Já faz pouco mais de um ano que o Museu do Ipiranga foi reinaugurado e, de lá para cá, o antigo palácio recebeu cerca de 750.000 visitantes. Para chegar ao edifício neo-renascentista, essa multidão precisa passar pelo Monumento à Independência, que fica às margens plácidas do riacho Ipiranga, que tem 9 quilômetros de seu trajeto canalizado. Poucos desses visitantes sabem, porém, que aquela construção foi alvo de um debate arrastado na cidade de São Paulo e serviu como pano de fundo de uma discussão ancestral – aquela que contrapõe os jovens e os mais velhos.
Em 1919, uma comissão foi criada para julgar um concurso internacional com a missão de escolher o projeto do monumento que celebraria a independência brasileira, prestes a completar cem anos em 1922. Vários artistas se candidataram, mas a decisão final ficou entre poucos projetos – entre eles, os dos italianos Ettore Ximenes e Nicola Rollo.
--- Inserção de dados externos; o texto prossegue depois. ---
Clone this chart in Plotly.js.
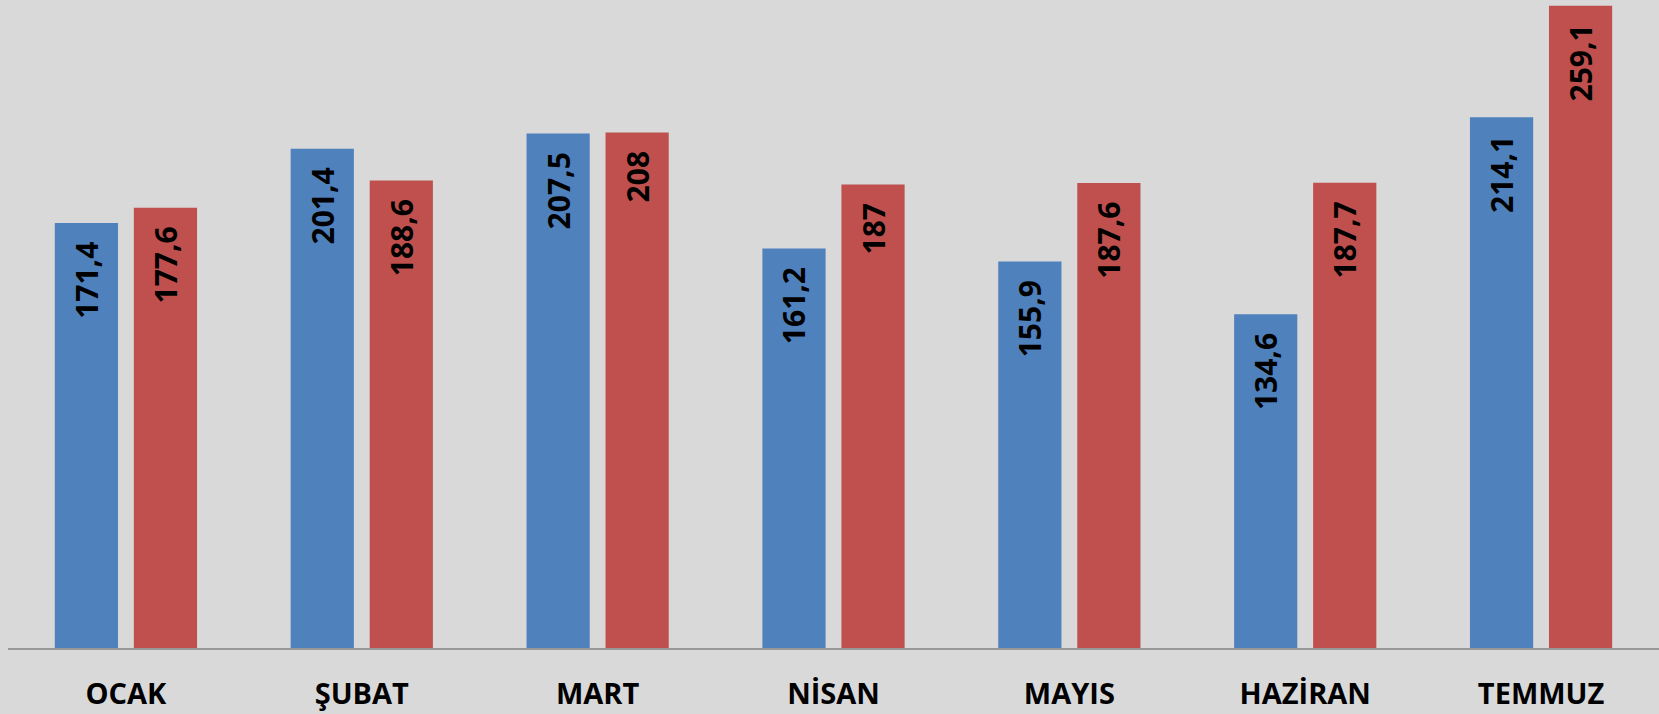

Ximenes, no início do concurso, tinha 64 anos e Rollo apenas 30.
Uma celeuma se instalou pela imprensa, contrapondo dois nomes famosos à época: o engenheiro Francisco Ramos de Azevedo e o escritor Monteiro Lobato. Azevedo votou pela maquete desenvolvida por Ximenes; Lobato defendeu a obra de Rollo. Conforme o encerramento do concurso se aproximava, a temperatura dos debates foi aumentando. No final, Rollo ficou em terceiro lugar, com vitória de Ximenes. Lobato ficou furioso. “Rollo teve a votação unânime da Cidade de São Paulo com exceção apenas de quatro pessoas, que, por coincidência, formavam a comissão julgadora”, vociferou o autor de Reinações de Narizinho.
Um dos defensores de Ettore Ximenes foi o jornalista Nestor Rangel Pestana, que trocou farpas com Monteiro Lobato pelas colunas de jornais. Rangel Pestana considerava o italiano um “bom escultor” e um “bom cozinheiro”.
Não que Monteiro Lobato fosse a encarnação viva do modernismo. Em 1917, por exemplo, havia criticado uma exposição de 53 quadros de Anita Malfatti, pintados durante a estadia da artista nos Estados Unidos. Para ele, a obra de Malfatti parecia com o trabalho artístico feito por pacientes de hospitais psiquiátricos. “A única diferença reside em que nos manicômios esta arte é sincera, produto ilógico de cérebros transtornados pelas mais estranhas psicoses”, escreveu.
Por conta dessa crítica, muitos escritores, poetas, escultores e pintores prestaram solidariedade a Malfatti. E dessa aproximação se estabeleceu um convívio que pode ter sido uma das sementes para a realização da Semana de Arte Moderna de 1922 no Teatro Municipal.
O comportamento de Monteiro Lobato não foi perdoado por muitos dos integrantes do movimento de 1922. Mas, aos poucos, alguns modernistas, como Mário de Andrade e Oswald de Andrade, acabaram reconhecendo que o criador do Sítio do Picapau Amarelo, em termos estéticos, estava mais próximo deles do que dos classicistas.
O que ocorreu em torno do Monumento à Independência e nos anos que antecederam a Semana de 1922 nos mostra que o Brasil sempre foi do jeito que é: contraditório e surpreendente.
Um exemplo disso é a relação entre Rangel Pestana e Lobato, estremecida ao final dos anos 1910 por conta do projeto do Ipiranga. O que o escritor escreveu depois sobre o jornalista? “Talvez o mais admirável tipo de homem que me foi dado a encontrar na vida… O equilíbrio moral do Nestor! A natural incorruptibilidade do Nestor! O inalterado bom senso do Nestor!”, afirmou em coluna que foi publicada nos jornal carioca A Manhã, alguns anos após a escolha do Monumento à Independência.
Episódios como esses mostram que precisamos escolher muito bem as nossas brigas. Caso contrário, podemos olhar para trás e sentir embaraço ao lembrar de determinadas discussões. Tanto no mundo da política como no das artes plásticas, o inimigo de hoje pode ser o amigo de amanhã.
(Acima, o projeto de Nicola Rollo para o Monumento à Independência. É mais moderno do que o escolhido?)